**Your goal**
Please restate, exactly as written, the lines running from the beginning of the material through the line that has "Chart.register(...registerables);" in it.

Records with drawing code

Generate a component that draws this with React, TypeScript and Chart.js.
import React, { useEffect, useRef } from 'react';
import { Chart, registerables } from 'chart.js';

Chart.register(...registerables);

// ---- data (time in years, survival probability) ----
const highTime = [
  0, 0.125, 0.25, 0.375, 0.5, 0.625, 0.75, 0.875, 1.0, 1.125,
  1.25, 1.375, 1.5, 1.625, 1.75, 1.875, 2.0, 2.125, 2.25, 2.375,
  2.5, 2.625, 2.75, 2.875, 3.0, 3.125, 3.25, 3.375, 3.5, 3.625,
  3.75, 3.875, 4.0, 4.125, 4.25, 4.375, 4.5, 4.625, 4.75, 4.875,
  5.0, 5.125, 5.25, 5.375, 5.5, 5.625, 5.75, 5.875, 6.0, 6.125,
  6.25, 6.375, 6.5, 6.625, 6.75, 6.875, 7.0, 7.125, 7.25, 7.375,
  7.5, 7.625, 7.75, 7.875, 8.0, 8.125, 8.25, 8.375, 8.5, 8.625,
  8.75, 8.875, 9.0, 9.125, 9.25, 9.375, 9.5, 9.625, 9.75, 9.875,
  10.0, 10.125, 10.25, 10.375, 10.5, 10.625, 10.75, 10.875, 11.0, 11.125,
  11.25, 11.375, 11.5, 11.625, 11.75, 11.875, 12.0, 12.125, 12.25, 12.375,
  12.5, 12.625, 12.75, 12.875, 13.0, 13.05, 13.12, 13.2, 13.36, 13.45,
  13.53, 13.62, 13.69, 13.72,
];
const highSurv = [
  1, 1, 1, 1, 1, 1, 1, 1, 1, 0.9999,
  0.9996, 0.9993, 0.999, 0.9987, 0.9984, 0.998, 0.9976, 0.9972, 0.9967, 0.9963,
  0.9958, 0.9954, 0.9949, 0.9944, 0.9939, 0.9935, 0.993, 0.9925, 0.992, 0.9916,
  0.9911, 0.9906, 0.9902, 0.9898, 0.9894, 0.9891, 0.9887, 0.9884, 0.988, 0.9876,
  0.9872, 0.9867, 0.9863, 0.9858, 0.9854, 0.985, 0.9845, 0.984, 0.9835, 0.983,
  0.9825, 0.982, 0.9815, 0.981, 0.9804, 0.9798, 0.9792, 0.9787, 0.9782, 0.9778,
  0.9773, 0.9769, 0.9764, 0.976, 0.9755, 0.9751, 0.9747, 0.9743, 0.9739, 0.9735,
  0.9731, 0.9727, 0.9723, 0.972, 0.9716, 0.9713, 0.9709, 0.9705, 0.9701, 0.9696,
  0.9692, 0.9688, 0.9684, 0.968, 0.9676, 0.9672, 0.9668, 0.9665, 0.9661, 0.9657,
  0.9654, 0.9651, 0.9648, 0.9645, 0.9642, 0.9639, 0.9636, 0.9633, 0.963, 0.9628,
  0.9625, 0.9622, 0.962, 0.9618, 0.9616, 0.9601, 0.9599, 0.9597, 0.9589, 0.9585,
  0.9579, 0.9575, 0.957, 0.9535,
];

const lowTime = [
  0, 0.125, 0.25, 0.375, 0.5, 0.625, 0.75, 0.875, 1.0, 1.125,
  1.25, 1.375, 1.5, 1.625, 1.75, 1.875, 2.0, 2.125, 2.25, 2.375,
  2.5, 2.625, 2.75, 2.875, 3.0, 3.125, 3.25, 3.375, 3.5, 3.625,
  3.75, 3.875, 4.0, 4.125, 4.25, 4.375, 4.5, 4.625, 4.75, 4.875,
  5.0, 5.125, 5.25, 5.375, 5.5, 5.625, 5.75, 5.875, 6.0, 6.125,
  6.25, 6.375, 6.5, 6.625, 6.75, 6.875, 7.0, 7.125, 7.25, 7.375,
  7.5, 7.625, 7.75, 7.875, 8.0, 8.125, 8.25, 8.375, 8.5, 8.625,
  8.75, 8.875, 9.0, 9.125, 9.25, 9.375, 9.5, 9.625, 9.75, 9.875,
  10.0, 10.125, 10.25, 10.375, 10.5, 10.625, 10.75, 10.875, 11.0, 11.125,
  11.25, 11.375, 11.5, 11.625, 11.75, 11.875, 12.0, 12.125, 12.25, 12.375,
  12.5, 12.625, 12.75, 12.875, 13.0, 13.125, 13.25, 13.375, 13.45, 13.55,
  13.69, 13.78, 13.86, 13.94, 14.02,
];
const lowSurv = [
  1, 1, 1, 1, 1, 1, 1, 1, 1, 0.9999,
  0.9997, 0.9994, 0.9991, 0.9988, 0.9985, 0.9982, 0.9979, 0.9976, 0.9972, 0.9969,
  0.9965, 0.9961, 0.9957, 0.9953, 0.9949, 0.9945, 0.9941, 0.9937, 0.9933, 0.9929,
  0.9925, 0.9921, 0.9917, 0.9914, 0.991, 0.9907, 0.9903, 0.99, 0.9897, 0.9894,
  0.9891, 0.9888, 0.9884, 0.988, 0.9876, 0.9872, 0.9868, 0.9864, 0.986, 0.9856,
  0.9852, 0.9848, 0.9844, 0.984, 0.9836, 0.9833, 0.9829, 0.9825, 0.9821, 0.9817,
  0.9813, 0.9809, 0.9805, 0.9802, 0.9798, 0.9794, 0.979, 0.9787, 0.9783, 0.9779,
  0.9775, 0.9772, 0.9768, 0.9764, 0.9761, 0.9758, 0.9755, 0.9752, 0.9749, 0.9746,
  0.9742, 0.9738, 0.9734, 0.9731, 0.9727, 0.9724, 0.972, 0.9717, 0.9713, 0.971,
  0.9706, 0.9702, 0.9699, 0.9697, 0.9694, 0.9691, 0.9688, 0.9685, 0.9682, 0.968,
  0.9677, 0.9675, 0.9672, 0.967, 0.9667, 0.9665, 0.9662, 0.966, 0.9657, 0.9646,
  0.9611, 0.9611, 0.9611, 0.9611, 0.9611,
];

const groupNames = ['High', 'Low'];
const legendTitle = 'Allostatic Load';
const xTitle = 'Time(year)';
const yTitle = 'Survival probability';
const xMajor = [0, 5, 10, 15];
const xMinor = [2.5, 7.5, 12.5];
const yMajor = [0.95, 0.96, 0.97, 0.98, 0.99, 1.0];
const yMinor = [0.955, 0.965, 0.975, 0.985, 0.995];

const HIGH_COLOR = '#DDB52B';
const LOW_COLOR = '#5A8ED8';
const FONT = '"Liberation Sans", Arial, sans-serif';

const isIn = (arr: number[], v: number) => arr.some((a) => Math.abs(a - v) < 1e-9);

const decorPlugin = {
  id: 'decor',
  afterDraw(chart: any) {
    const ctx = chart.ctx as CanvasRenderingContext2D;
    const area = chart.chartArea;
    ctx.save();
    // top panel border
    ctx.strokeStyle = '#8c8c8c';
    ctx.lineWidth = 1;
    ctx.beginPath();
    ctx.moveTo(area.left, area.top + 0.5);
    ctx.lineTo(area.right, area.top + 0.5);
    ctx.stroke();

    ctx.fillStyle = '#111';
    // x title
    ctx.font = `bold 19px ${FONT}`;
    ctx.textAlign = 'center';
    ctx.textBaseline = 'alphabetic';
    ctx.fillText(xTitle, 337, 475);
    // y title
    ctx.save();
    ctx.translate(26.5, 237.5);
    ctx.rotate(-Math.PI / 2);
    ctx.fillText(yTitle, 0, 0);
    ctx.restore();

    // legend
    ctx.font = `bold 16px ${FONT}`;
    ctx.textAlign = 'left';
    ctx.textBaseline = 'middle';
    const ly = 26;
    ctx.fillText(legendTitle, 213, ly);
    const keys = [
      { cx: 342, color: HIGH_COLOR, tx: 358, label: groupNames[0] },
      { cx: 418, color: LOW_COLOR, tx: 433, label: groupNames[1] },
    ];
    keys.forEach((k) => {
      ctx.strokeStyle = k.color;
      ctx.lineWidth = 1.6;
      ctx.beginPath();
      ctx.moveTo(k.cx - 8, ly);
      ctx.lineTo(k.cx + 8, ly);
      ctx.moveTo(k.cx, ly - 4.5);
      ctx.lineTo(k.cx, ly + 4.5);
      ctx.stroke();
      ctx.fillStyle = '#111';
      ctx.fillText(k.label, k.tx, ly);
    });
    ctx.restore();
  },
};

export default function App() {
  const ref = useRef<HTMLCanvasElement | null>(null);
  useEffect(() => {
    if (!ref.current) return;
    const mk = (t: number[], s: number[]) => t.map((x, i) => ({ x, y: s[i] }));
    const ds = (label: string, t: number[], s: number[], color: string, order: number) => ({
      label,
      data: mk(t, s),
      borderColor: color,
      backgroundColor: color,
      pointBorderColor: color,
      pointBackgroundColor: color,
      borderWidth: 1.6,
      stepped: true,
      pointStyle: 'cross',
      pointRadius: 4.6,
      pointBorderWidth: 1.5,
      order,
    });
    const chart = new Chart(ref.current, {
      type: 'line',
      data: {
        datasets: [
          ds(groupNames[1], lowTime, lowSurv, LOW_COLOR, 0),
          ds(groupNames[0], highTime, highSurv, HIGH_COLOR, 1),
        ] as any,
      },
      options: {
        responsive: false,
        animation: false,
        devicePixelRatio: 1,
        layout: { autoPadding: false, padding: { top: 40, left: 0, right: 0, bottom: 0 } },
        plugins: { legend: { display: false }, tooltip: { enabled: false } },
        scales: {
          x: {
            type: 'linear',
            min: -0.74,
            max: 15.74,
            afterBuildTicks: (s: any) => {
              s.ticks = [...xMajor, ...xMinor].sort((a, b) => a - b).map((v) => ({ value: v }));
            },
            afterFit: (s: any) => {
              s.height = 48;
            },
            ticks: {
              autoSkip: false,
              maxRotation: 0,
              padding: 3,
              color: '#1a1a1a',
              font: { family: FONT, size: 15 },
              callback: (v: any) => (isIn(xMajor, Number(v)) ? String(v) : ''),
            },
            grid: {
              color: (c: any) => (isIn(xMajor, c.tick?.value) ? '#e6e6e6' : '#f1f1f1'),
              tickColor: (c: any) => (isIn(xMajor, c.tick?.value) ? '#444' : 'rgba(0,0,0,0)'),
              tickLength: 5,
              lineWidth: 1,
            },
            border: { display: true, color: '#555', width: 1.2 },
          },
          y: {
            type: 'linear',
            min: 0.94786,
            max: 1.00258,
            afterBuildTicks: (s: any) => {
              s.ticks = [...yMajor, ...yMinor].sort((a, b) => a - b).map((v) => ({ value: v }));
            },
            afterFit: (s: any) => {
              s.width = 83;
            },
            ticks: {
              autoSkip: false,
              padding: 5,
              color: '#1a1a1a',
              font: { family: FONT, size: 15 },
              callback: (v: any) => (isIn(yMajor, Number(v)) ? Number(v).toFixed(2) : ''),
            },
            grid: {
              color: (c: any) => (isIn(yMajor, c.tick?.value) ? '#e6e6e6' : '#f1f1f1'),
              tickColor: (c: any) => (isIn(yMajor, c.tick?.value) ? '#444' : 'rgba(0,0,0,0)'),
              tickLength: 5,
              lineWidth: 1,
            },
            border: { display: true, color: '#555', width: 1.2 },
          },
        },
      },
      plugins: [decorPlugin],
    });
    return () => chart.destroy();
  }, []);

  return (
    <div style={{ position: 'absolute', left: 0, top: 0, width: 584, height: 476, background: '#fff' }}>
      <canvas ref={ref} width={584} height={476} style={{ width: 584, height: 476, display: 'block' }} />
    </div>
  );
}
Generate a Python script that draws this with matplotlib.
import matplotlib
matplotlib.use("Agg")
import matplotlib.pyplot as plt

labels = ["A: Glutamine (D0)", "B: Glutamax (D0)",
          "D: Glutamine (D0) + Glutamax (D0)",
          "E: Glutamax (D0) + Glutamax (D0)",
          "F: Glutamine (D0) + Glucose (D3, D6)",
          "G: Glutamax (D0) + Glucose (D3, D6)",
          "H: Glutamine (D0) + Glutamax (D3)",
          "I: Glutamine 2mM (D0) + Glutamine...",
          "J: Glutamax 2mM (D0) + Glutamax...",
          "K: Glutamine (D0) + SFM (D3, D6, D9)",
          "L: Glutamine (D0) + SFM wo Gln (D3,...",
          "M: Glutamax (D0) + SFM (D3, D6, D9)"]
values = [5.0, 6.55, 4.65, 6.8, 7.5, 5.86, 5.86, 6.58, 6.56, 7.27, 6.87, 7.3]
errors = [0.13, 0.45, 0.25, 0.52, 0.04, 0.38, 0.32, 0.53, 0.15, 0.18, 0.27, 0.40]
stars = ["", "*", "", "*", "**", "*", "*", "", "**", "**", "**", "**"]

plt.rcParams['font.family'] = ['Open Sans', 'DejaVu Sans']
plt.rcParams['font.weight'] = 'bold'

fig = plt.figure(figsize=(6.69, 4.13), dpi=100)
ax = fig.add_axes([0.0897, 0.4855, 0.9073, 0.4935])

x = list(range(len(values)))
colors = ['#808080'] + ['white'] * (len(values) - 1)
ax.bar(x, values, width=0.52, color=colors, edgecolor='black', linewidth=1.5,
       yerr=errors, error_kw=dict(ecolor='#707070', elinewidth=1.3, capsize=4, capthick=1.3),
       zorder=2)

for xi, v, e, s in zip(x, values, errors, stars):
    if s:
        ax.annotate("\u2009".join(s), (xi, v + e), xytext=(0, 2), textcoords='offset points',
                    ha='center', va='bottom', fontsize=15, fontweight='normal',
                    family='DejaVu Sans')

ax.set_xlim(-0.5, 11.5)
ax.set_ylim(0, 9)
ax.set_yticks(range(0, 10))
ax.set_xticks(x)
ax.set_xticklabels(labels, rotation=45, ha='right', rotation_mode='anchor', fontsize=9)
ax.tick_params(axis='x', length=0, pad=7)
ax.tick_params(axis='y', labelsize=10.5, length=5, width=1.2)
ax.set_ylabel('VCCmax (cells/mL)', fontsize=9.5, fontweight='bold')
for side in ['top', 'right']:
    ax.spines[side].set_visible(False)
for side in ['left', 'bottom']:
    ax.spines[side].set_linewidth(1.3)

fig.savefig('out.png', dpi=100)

**Reply to the task**
Generate a component that draws this with React, TypeScript and Chart.js.
import React, { useEffect, useRef } from 'react';
import { Chart, registerables } from 'chart.js';

Chart.register(...registerables);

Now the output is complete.